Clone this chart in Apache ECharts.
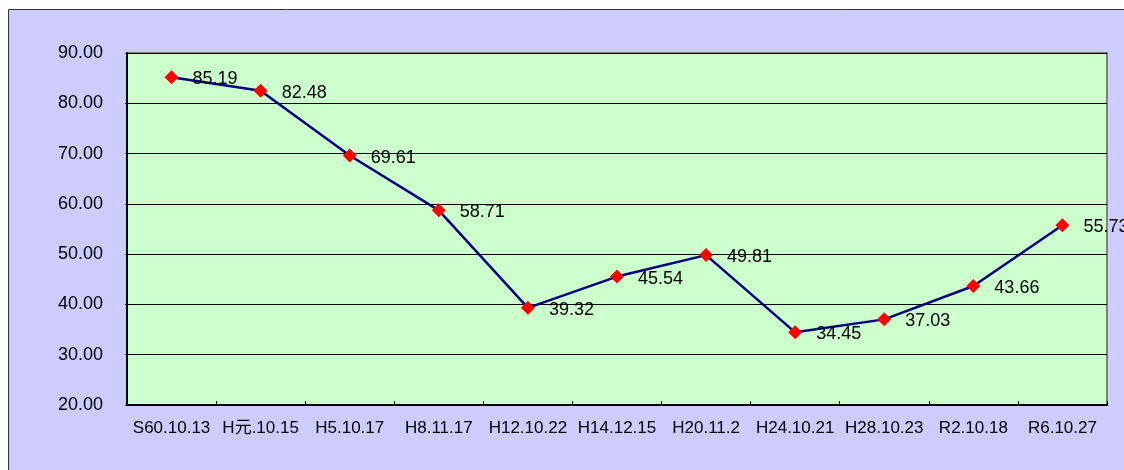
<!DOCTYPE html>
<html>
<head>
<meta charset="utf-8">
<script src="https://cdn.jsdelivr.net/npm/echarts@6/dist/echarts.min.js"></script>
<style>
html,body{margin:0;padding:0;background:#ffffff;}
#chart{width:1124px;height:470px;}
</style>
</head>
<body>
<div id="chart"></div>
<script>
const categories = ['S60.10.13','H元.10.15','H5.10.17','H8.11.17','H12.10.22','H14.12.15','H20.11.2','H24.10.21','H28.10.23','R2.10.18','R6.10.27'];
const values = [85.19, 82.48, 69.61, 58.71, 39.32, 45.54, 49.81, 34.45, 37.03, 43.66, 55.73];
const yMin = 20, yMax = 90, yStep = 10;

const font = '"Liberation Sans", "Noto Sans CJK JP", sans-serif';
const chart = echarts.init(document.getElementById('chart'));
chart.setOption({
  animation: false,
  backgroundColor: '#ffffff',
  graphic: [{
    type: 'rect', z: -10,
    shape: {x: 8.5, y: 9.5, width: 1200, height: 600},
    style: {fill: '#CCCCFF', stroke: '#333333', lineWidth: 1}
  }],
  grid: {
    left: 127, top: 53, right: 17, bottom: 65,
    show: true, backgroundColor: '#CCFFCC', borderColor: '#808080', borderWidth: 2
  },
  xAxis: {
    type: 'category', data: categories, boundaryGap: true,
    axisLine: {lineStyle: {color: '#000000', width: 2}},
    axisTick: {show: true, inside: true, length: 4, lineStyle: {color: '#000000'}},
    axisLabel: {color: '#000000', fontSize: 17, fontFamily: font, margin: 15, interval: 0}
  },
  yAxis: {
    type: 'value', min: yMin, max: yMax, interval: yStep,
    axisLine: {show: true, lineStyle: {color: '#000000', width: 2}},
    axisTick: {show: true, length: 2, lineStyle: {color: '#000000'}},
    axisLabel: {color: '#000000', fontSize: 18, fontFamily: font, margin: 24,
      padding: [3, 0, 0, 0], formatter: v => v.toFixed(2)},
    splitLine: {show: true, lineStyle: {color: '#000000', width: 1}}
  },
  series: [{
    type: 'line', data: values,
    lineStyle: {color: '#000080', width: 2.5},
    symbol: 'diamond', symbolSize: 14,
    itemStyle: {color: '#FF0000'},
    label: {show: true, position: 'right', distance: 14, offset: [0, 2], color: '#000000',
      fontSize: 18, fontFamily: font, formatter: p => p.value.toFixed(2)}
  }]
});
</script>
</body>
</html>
################
Set the pictures aside and transcribe the data above exactly.

Clone this chart in Apache ECharts.
<!DOCTYPE html>
<html>
<head>
<meta charset="utf-8">
<script src="https://cdn.jsdelivr.net/npm/echarts@6/dist/echarts.min.js"></script>
<style>
html,body{margin:0;padding:0;background:#ffffff;}
#chart{width:1124px;height:470px;}
</style>
</head>
<body>
<div id="chart"></div>
<script>
const categories = ['S60.10.13','H元.10.15','H5.10.17','H8.11.17','H12.10.22','H14.12.15','H20.11.2','H24.10.21','H28.10.23','R2.10.18','R6.10.27'];
const values = [85.19, 82.48, 69.61, 58.71, 39.32, 45.54, 49.81, 34.45, 37.03, 43.66, 55.73];
const yMin = 20, yMax = 90, yStep = 10;

const font = '"Liberation Sans", "Noto Sans CJK JP", sans-serif';
const chart = echarts.init(document.getElementById('chart'));
chart.setOption({
  animation: false,
  backgroundColor: '#ffffff',
  graphic: [{
    type: 'rect', z: -10,
    shape: {x: 8.5, y: 9.5, width: 1200, height: 600},
    style: {fill: '#CCCCFF', stroke: '#333333', lineWidth: 1}
  }],
  grid: {
    left: 127, top: 53, right: 17, bottom: 65,
    show: true, backgroundColor: '#CCFFCC', borderColor: '#808080', borderWidth: 2
  },
  xAxis: {
    type: 'category', data: categories, boundaryGap: true,
    axisLine: {lineStyle: {color: '#000000', width: 2}},
    axisTick: {show: true, inside: true, length: 4, lineStyle: {color: '#000000'}},
    axisLabel: {color: '#000000', fontSize: 17, fontFamily: font, margin: 15, interval: 0}
  },
  yAxis: {
    type: 'value', min: yMin, max: yMax, interval: yStep,
    axisLine: {show: true, lineStyle: {color: '#000000', width: 2}},
    axisTick: {show: true, length: 2, lineStyle: {color: '#000000'}},
    axisLabel: {color: '#000000', fontSize: 18, fontFamily: font, margin: 24,
      padding: [3, 0, 0, 0], formatter: v => v.toFixed(2)},
    splitLine: {show: true, lineStyle: {color: '#000000', width: 1}}
  },
  series: [{
    type: 'line', data: values,
    lineStyle: {color: '#000080', width: 2.5},
    symbol: 'diamond', symbolSize: 14,
    itemStyle: {color: '#FF0000'},
    label: {show: true, position: 'right', distance: 14, offset: [0, 2], color: '#000000',
      fontSize: 18, fontFamily: font, formatter: p => p.value.toFixed(2)}
  }]
});
</script>
</body>
</html>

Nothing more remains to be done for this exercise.